The disparity between illusion and truth can be a fine line for many children, who have suffered innumerable shocks: fleeing their home, witnessing violence and death, or even suffering from abuse themselves within the refugee camps. Despite these circumstances, the Sudanese people are extremely warm and cheerful, eager to share jokes and laugh. But as a result of this unstable existence, many of the children have had interrupted learning, making it very difficult for them to concentrate whilst being taught.

In one young girl, “Abul”, a tutor describes the classic symptoms of attention deficit disorder: a short concentration span, excessive energy and an inability to focus on any one thing. Watching the pair, Abul is boisterous and loud but her eyes flit around the room barely making contact with her tutor who is working incredibly hard, joking and playing with her, to get her to sit and read. So how does the program cope with the challenge of the students’ life experiences?

We deal with it by providing…lowest student-tutor ratios we possibly can’, Albert says, ‘developing mutual responsibility, being able to build up that relationship [and] having someone to depend upon is really at the centre of the healing process.’ The key, as Hopkins puts it is ‘consistency’. And even after a few weeks, Abul has started to concentrate and open up more, as her friendship with her tutor develops. A real leap forward comes when she spontaneously begins to teach her tutor Arabic, writing the characters on the page and translating them into English.
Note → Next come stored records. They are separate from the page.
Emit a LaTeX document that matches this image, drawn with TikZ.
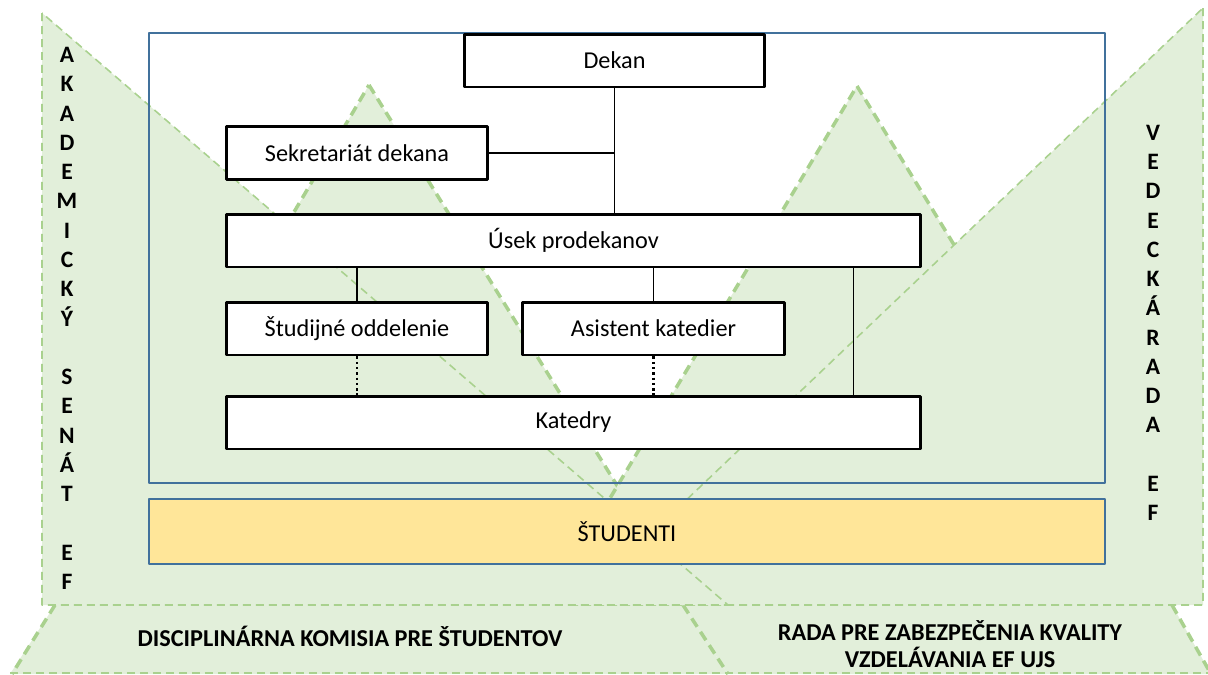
\documentclass[tikz,border=0pt]{standalone}
\usepackage{fontspec}
\setmainfont{Carlito}
\usetikzlibrary{positioning}

\definecolor{palegreen}{RGB}{226,239,218}
\definecolor{dashgreen}{RGB}{169,209,142}
\definecolor{frameblue}{RGB}{65,113,156}
\definecolor{studyellow}{RGB}{255,230,153}

\begin{document}
\begin{tikzpicture}[x=0.02cm, y=-0.02cm, line join=round,
  unit/.style={draw, line width=1.7pt, fill=white, minimum height=1.06cm, inner sep=0pt, font=\fontsize{13.8}{16}\selectfont},
  wide/.style={unit, minimum width=13.9cm},
  narrow/.style={unit, minimum width=5.24cm},
  bigtri/.style={fill=palegreen, draw=dashgreen, line width=0.9pt, dash pattern=on 0.16cm off 0.1cm},
  smalltri/.style={fill=palegreen, draw=dashgreen, line width=2pt, dash pattern=on 0.2cm off 0.12cm},
  thickdash/.style={draw=dashgreen, line width=2pt, dash pattern=on 0.2cm off 0.12cm},
  thindash/.style={draw=dashgreen, line width=0.9pt, dash pattern=on 0.16cm off 0.1cm},
  side/.style={anchor=base, inner sep=0pt, font=\fontsize{13.4}{16}\selectfont\bfseries},
  board/.style={inner sep=0pt, font=\fontsize{13.8}{15.3}\selectfont\bfseries},
  link/.style={line width=0.7pt},
  dots/.style={line width=1.4pt, dash pattern=on 1.4pt off 1.6pt}]

  \useasboundingbox (0,0) rectangle (1208,674);
  \clip (0,0) rectangle (1208,674);

  % bottom boards
  \fill[palegreen] (683,605) -- (1172,605) -- (1211,674) -- (728,674) -- cycle;
  \fill[palegreen] (55,605) -- (683,605) -- (728,674) -- (10,674) -- cycle;
  \draw[thickdash] (55,605) -- (12,674);
  \draw[thickdash] (683,605) -- (728,674);
  \draw[thickdash] (1172,605) -- (1211,674);
  \draw[thindash] (10,673) -- (1211,673);

  % peaks
  \draw[smalltri] (369,85) -- (688,600) -- (65,600) -- cycle;
  \draw[smalltri] (857,86) -- (1171,600) -- (549,600) -- cycle;

  % councils
  \draw[bigtri] (1203,8) -- (1203,605) -- (576,605) -- cycle;
  \draw[bigtri] (42,13) -- (42,605) -- (728,605) -- cycle;

  % faculty frame
  \draw[frameblue, line width=1.1pt] (149,33) rectangle (1105,483);
  \node[draw=frameblue, fill=studyellow, line width=1.1pt, minimum width=19.12cm, minimum height=1.3cm, font=\fontsize{13.8}{16}\selectfont] (studenti) at (627,531.5) {ŠTUDENTI};

  \node[unit, minimum width=6.02cm] (dekan) at (614.5,60.5) {Dekan};
  \node[narrow] (sekr) at (357,153) {Sekretariát dekana};
  \node[wide] (usek) at (573.5,240.5) {Úsek prodekanov};
  \node[narrow] (stud) at (357,328.5) {Študijné oddelenie};
  \node[narrow] (asist) at (653.5,328.5) {Asistent katedier};
  \node[wide] (kated) at (573.5,422.5) {Katedry};

  \draw[link] (dekan.south) -- (dekan.south |- usek.north);
  \draw[link] (sekr.east) -- (sekr.east -| dekan.south);
  \draw[link] (stud.north) -- (stud.north |- usek.south);
  \draw[link] (asist.north) -- (asist.north |- usek.south);
  \draw[link] ([xshift=5.6cm]usek.south) -- ([xshift=5.6cm]kated.north);
  \draw[dots] (stud.south) -- (stud.south |- kated.north);
  \draw[dots] (asist.south) -- (asist.south |- kated.north);

  % side labels
  \foreach \ch/\k in {A/0,K/1,A/2,D/3,E/4,M/5,I/6,C/7,K/8,Ý/9,S/11,E/12,N/13,Á/14,T/15,E/17,F/18}
    \node[side] (senat\k) at (67,62.5+29.28*\k) {\ch};
  \foreach \ch/\k in {V/0,E/1,D/2,E/3,C/4,K/5,Á/6,R/7,A/8,D/9,A/10,E/12,F/13}
    \node[side] (rada\k) at (1153,140.5+29.23*\k) {\ch};

  \node[board, anchor=base] (komisia) at (350,646) {DISCIPLINÁRNA KOMISIA PRE ŠTUDENTOV};
  \node[board, align=center] (kvalita) at (950,644) {RADA PRE ZABEZPEČENIA KVALITY\\VZDELÁVANIA EF UJS};

\end{tikzpicture}
\end{document}
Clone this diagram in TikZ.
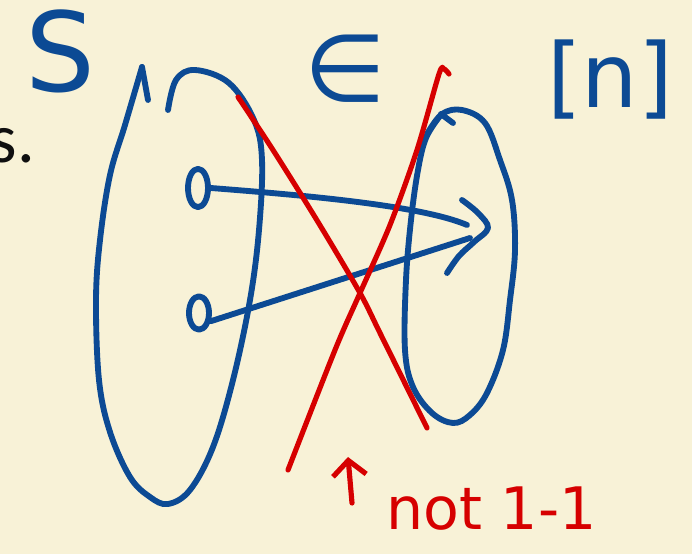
\documentclass[tikz,border=0pt]{standalone}
\usepackage{fontspec}
\newfontfamily\handfont{DejaVu Sans}
\newfontfamily\slidefont{Carlito}
\usetikzlibrary{arrows.meta,shapes.geometric}
\definecolor{paper}{RGB}{248,242,215}
\definecolor{inkblue}{RGB}{12,74,148}
\definecolor{inkred}{RGB}{214,0,0}
\definecolor{slidetext}{RGB}{15,15,15}
\tikzset{
  >={Straight Barb[length=4.5mm,width=10mm]},
  pen/.style={draw=#1,line width=5pt,line cap=round,line join=round},
  pen/.default=inkblue,
  elem/.style={ellipse,pen,minimum width=6mm,minimum height=11.5mm,inner sep=0pt},
  scrawl/.style={text=#1,inner sep=0pt},
  scrawl/.default=inkblue,
}

\begin{document}
\begin{tikzpicture}[x=0.3mm,y=-0.3mm]
  \useasboundingbox (0,0) rectangle (692,554);
  \clip (0,0) rectangle (692,554);
  \fill[paper] (0,0) rectangle (692,554);

  \node[text=slidetext,inner sep=0pt,anchor=base east,font=\slidefont\fontsize{60}{60}\selectfont] (cut) at (35,163) {s.};

  % labels
  \node[scrawl,font=\handfont\fontsize{94}{94}\selectfont] (setS) at (60,51) {S};
  \node[scrawl,font=\handfont\fontsize{80}{80}\selectfont] (isin) at (345,69) {∈};
  \node[scrawl,font=\handfont\fontsize{76}{76}\selectfont] (range) at (610,80) {[n]};
  \node[scrawl=inkred,anchor=base west,font=\handfont\fontsize{50}{50}\selectfont] (note) at (386,530) {not 1-1};

  % the two sets
  \draw[pen] (148,100) -- (142,67);
  \draw[pen] plot[smooth,tension=0.6] coordinates {(142,67) (125,125) (110,175) (100,240) (96,300) (99,380) (110,432) (130,477) (150,497) (168,504) (190,490) (213,447) (233,380) (250,300) (259,230) (262,160) (254,120) (229,83) (195,70) (176,80) (168,110)};
  \draw[pen] (441,114) -- (453,123);
  \draw[pen] plot[smooth,tension=0.6] coordinates {(427,134) (442,114) (462,110) (485,123) (500,160) (512,200) (515,250) (510,300) (503,350) (487,393) (470,415) (453,423) (432,413) (413,387) (405,350) (406,280) (411,220) (418,170) (426,138) (440,116)};

  % elements and the map
  \node[elem] (a1) at (198,188) {};
  \node[elem,minimum height=10mm] (a2) at (199,313) {};
  \coordinate (e1) at (467,225);
  \coordinate (e2) at (470,238);
  \coordinate (tip) at (488,228);
  \draw[pen] (a1.east) .. controls (300,195) and (420,205) .. (e1);
  \draw[pen] (a2.-35) -- (e2);
  \draw[pen] plot[smooth,tension=0.6] coordinates {(462,200) (478,213) (tip) (474,242) (459,256) (447,273)};

  % crossing out
  \draw[pen=inkred,line width=4.4pt] plot[smooth,tension=0.5] coordinates {(238,97) (273,150) (318,222) (360,293) (380,333) (427,428)};
  \draw[pen=inkred,line width=4.4pt] plot[smooth,tension=0.5] coordinates {(449,74) (444,69) (439,74) (417,150) (390,225) (360,293) (335,350) (288,470)};
  \coordinate (up-from) at (352,503);
  \coordinate (up-to) at (348,457);
  \draw[pen=inkred,line width=4.4pt,->] (up-from) -- (up-to);
\end{tikzpicture}
\end{document}
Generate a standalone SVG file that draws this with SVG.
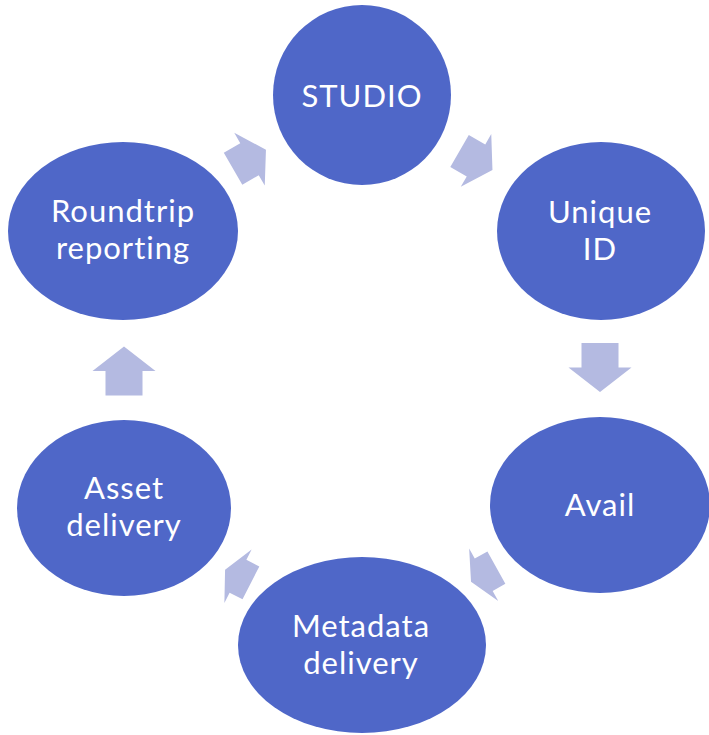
<svg xmlns="http://www.w3.org/2000/svg" width="709" height="735" viewBox="0 0 709 735">
<style>
.node{fill:#4F67C8;}
.arr{fill:#B4BAE1;}
.lbl{fill:#FFFFFF;font-family:Lato,"Open Sans","Liberation Sans",sans-serif;font-size:31px;text-anchor:middle;letter-spacing:1px;}
</style>
<rect width="709" height="735" fill="#FFFFFF"/>
<g id="connectors">
<path class="arr" transform="translate(249.5,159.2) rotate(-30)" d="M-19,-18.5 H0 V-30.5 L19,0 L0,30.5 V18.5 H-19 Z"/>
<path class="arr" transform="translate(476,160.4) rotate(30)" d="M-19,-18.5 H0 V-30.5 L19,0 L0,30.5 V18.5 H-19 Z"/>
<path class="arr" transform="translate(600,367.5) rotate(90)" d="M-24.5,-18.5 H0 V-31.5 L24.5,0 L0,31.5 V18.5 H-24.5 Z"/>
<path class="arr" transform="translate(483.7,574.7) rotate(151)" d="M-14.5,-18.5 H0 V-30 L14.5,0 L0,30 V18.5 H-14.5 Z"/>
<path class="arr" transform="translate(238,576.3) rotate(207)" d="M-14.5,-18.5 H0 V-30 L14.5,0 L0,30 V18.5 H-14.5 Z"/>
<path class="arr" transform="translate(124,371) rotate(-90)" d="M-24.5,-18.5 H0 V-31.5 L24.5,0 L0,31.5 V18.5 H-24.5 Z"/>
</g>
<g id="studio">
<ellipse class="node" cx="362" cy="95" rx="89" ry="90"/>
<text class="lbl" x="362" y="106.5">STUDIO</text>
</g>
<g id="unique-id">
<ellipse class="node" cx="601" cy="231" rx="104" ry="89"/>
<text class="lbl" x="600" y="223">Unique</text>
<text class="lbl" x="600" y="260">ID</text>
</g>
<g id="avail">
<ellipse class="node" cx="600" cy="505" rx="110" ry="88"/>
<text class="lbl" x="600" y="516">Avail</text>
</g>
<g id="metadata-delivery">
<ellipse class="node" cx="362" cy="645" rx="124" ry="88"/>
<text class="lbl" x="361" y="637" letter-spacing="2">Metadata</text>
<text class="lbl" x="361" y="674" letter-spacing="2">delivery</text>
</g>
<g id="asset-delivery">
<ellipse class="node" cx="124" cy="508" rx="107" ry="88"/>
<text class="lbl" x="124" y="499" letter-spacing="2">Asset</text>
<text class="lbl" x="124" y="536" letter-spacing="2">delivery</text>
</g>
<g id="roundtrip-reporting">
<ellipse class="node" cx="123" cy="231" rx="115" ry="89"/>
<text class="lbl" x="123" y="222">Roundtrip</text>
<text class="lbl" x="123" y="259">reporting</text>
</g>
</svg>
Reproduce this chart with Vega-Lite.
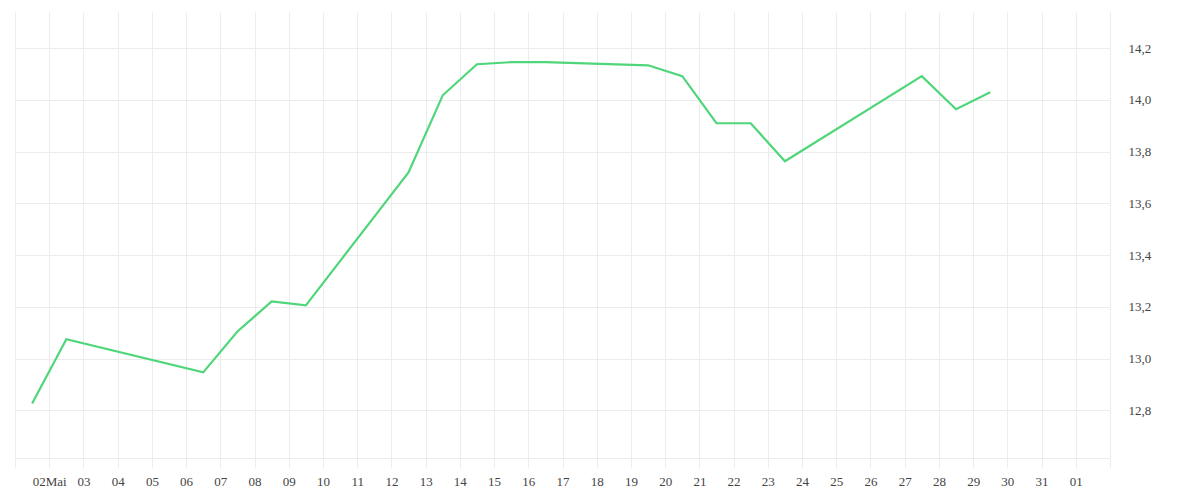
{
  "$schema": "https://vega.github.io/schema/vega-lite/v6.json",
  "autosize": "none",
  "width": 1095,
  "height": 446,
  "padding": {"left": 15, "top": 12, "right": 90, "bottom": 42},
  "background": "#ffffff",
  "config": {"view": {"stroke": null}},
  "data": {
    "values": [
      {"date": "2024-05-01T12:00:00", "value": 12.827},
      {"date": "2024-05-02T12:00:00", "value": 13.075},
      {"date": "2024-05-06T12:00:00", "value": 12.947},
      {"date": "2024-05-07T12:00:00", "value": 13.105},
      {"date": "2024-05-08T12:00:00", "value": 13.221},
      {"date": "2024-05-09T12:00:00", "value": 13.206},
      {"date": "2024-05-12T12:00:00", "value": 13.72},
      {"date": "2024-05-13T12:00:00", "value": 14.018},
      {"date": "2024-05-14T12:00:00", "value": 14.138},
      {"date": "2024-05-15T12:00:00", "value": 14.146},
      {"date": "2024-05-16T12:00:00", "value": 14.146},
      {"date": "2024-05-19T12:00:00", "value": 14.134},
      {"date": "2024-05-20T12:00:00", "value": 14.092},
      {"date": "2024-05-21T12:00:00", "value": 13.91},
      {"date": "2024-05-22T12:00:00", "value": 13.91},
      {"date": "2024-05-23T12:00:00", "value": 13.763},
      {"date": "2024-05-27T12:00:00", "value": 14.092},
      {"date": "2024-05-28T12:00:00", "value": 13.964},
      {"date": "2024-05-29T12:00:00", "value": 14.03}
    ]
  },
  "mark": {"type": "line", "color": "#4fd67a", "strokeWidth": 2.2, "clip": true},
  "encoding": {
    "x": {
      "field": "date",
      "type": "temporal",
      "scale": {"domain": [{"year": 2024, "month": 5, "date": 1}, {"year": 2024, "month": 6, "date": 2}], "nice": false},
      "axis": {
        "title": null,
        "tickCount": {"interval": "day", "step": 1},
        "grid": true,
        "gridColor": "#ececec",
        "gridWidth": 1,
        "tickColor": "#ececec",
        "tickSize": 10,
        "domainColor": "#ececec",
        "labelPadding": 7,
        "labelFont": "Liberation Serif",
        "labelFontSize": 13,
        "labelColor": "#444444",
        "labelOverlap": false,
        "labelFlush": false,
        "labelExpr": "month(datum.value) == 4 && date(datum.value) == 2 ? '02Mai' : ((month(datum.value) == 4 && date(datum.value) == 1) || (month(datum.value) == 5 && date(datum.value) == 2) ? '' : timeFormat(datum.value, '%d'))"
      }
    },
    "y": {
      "field": "value",
      "type": "quantitative",
      "scale": {"domain": [12.616, 14.34], "nice": false, "zero": false},
      "axis": {
        "orient": "right",
        "title": null,
        "values": [12.8, 13.0, 13.2, 13.4, 13.6, 13.8, 14.0, 14.2],
        "format": ".1f",
        "labelExpr": "replace(format(datum.value, '.1f'), '.', ',')",
        "grid": true,
        "gridColor": "#ececec",
        "ticks": false,
        "domain": false,
        "labelPadding": 18,
        "labelFont": "Liberation Serif",
        "labelFontSize": 13,
        "labelColor": "#444444"
      }
    }
  }
}
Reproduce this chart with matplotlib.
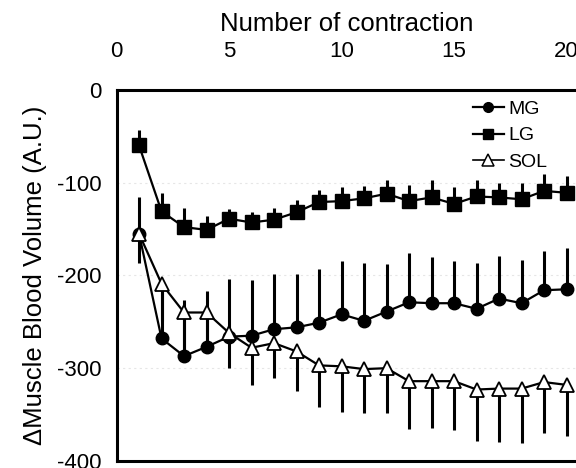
import numpy as np
import matplotlib
matplotlib.use("Agg")
import matplotlib.pyplot as plt
from matplotlib.lines import Line2D

plt.rcParams["font.family"] = ["Liberation Sans", "DejaVu Sans"]
plt.rcParams["axes.unicode_minus"] = False

# données
contraction = list(range(1, 21))

mg = [-155, -268, -287, -277, -266, -265, -258, -256, -251, -242,
      -249, -239, -229, -230, -230, -236, -225, -230, -216, -215]
mg_err = [39, 50, 60, 60, 62, 60, 60, 57, 58, 57,
          62, 51, 53, 50, 46, 49, 46, 47, 42, 44]

lg = [-60, -131, -148, -151, -139, -143, -140, -132, -121, -120,
      -117, -112, -120, -116, -123, -115, -116, -118, -109, -111]
lg_err = [17, 20, 21, 15, 10, 11, 13, 13, 13, 15,
          13, 15, 17, 19, 18, 18, 15, 18, 18, 18]

sol = [-155, -209, -240, -240, -262, -278, -273, -282, -297, -298,
       -301, -300, -314, -314, -314, -323, -322, -322, -315, -318]
sol_err = [32, 40, 45, 40, 38, 40, 38, 43, 45, 49,
           47, 48, 52, 51, 53, 56, 58, 59, 55, 55]

zeros = [0] * len(contraction)

fig = plt.figure(figsize=(5.76, 4.68), dpi=100)
ax = fig.add_axes([0.2023, 0.015, 0.7977, 0.7932])

# MG : barres vers le haut
ax.errorbar(contraction, mg, yerr=[zeros, mg_err], fmt="-o", color="black",
            ms=9, lw=1.6, elinewidth=2.2, capsize=0, zorder=3)
# LG : barres vers le haut
ax.errorbar(contraction, lg, yerr=[zeros, lg_err], fmt="-s", color="black",
            ms=9.5, lw=1.6, elinewidth=2.2, capsize=0, zorder=3)
# SOL : barres vers le bas, triangles blancs
ax.errorbar(contraction, sol, yerr=[sol_err, zeros], fmt="-^", color="black",
            mfc="white", mec="black", mew=1.3, ms=10.5, lw=1.6,
            elinewidth=2.2, capsize=0, zorder=4)

ax.set_xlim(0, 20.42)
ax.set_ylim(-400, 0)
ax.xaxis.tick_top()
ax.xaxis.set_label_position("top")
ax.set_xticks([0, 5, 10, 15, 20])
ax.set_yticks([0, -100, -200, -300, -400])
ax.tick_params(axis="x", length=0, pad=20, labelsize=16)
ax.tick_params(axis="y", length=0, pad=11, labelsize=16)
ax.set_xlabel("Number of contraction", fontsize=18.5, labelpad=7)
ax.set_ylabel("ΔMuscle Blood Volume (A.U.)", fontsize=18.5, labelpad=7)

for side in ["top", "left", "bottom"]:
    ax.spines[side].set_linewidth(2.2)
ax.spines["right"].set_visible(False)

# quadrillage très pâle
ax.yaxis.grid(True, linestyle=(0, (2, 3)), color="#e6e6e6", lw=0.8)
ax.set_axisbelow(True)

handles = [
    Line2D([], [], color="black", marker="o", ms=7, lw=1.6),
    Line2D([], [], color="black", marker="s", ms=7, lw=1.6),
    Line2D([], [], color="black", marker="^", ms=8, lw=1.2,
           mfc="white", mec="black", mew=1.1),
]
ax.legend(handles, ["MG", "LG", "SOL"], loc="upper right",
          bbox_to_anchor=(0.96, 1.0), frameon=False, fontsize=14,
          handlelength=1.6, handletextpad=0.2, labelspacing=0.45,
          borderaxespad=0.15)

fig.savefig("out.png", dpi=100)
In 2001, from a list of 5000 volunteer organisations across Australia, SAIL won the National Community Link Volunteer Award and was also acknowledged by the City of Maribyrnong for Contributions to Education. SAIL continues to expand and develop to meet the needs of the burgeoning Sudanese population. Only last week a tutor arrived at a families house and instead of two kids, four fell out of the house: new arrivals from Kenya.

It is clear to Albert and Hopkins that to cope with the program’s expansion, the infrastructure of SAIL will have to be reshaped. Given that they have taken on what is a full-time job, along with study and work, how do they manage to invest so much of themselves? The answer is clear when Hopkins tells another story.

She describes two children who arrived at the program, who were extremely fragile, ‘They did not speak, interact with anyone. They were like cyphers…just like a child with heart beating, that’s it,’ she says awestruck. A few weeks after arriving, she and Albert sat reading with them in the library and, Hopkins says with amazement, ‘they started to talk!…We were just like “yes!”. It was like a full on breakthrough.’ There is a moment of silence, of appreciation of this fact before Albert says, ‘I remember sitting here…And we said at that point, this is why we do it.’